Side chain engineering plays an important role in modulating the aggregation of organic photovoltaic materials. However, exploration of the specific sites of side chains remains very limited. Herein, we attach two isomerized benzotriazoles (BTz-1 and BTz-2) to the terminals of linear alkyl chains, and explore in detail the spatial and electronic effects of the overhanging groups on the global behavior of the materials. This subtle difference brings about extensive distinctions in the resultant acceptors of YBTz-1 and YBTz-2. Asymmetric BTz-1 triggers the rearrangement of electron clouds along the π-skeleton via spatial interactions, yielding a large dipole moment and greater aggregation of YBTz-1 with excessively phase-separated heterojunction textures. More importantly, the energy landscapes of charge transfer (CT) states are regulated accordingly, which subsequently have an impact on the hybridization of excited states and non-radiative energy loss.
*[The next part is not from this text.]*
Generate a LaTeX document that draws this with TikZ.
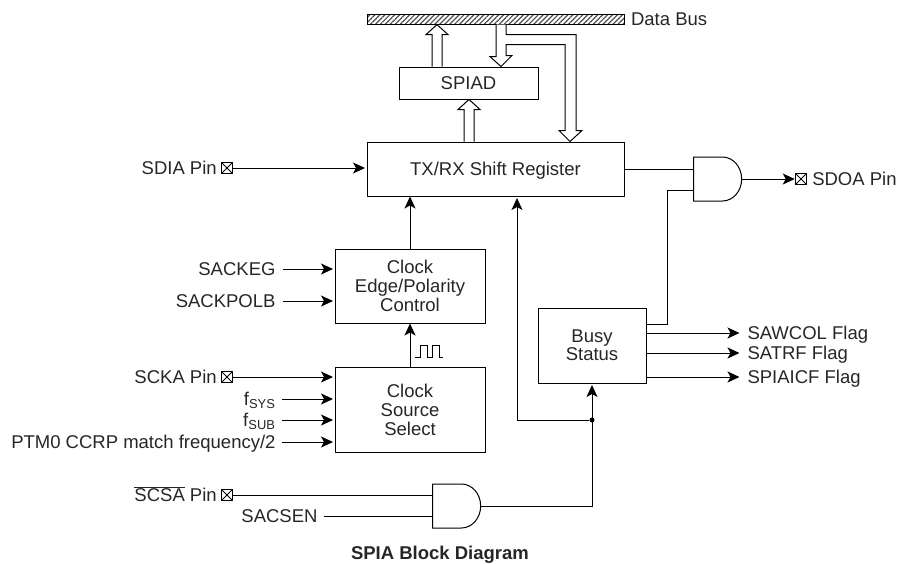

Consequently, D18:YBTz-2 binary devices afford an impressive efficiency of 19.1% with a low ΔE_nr of 0.22 eV, outperforming D18:YBTz-1 with an inferior efficiency of 14.7% and a large ΔE_nr of 0.30 eV. Moreover, YBTz-2 greatly refines the D18:L8BO system, realizing an outstanding efficiency of up to 19.9%. These results offer new insights into meticulous side chain engineering, which are instructive for further advancing the development of organic photovoltaics.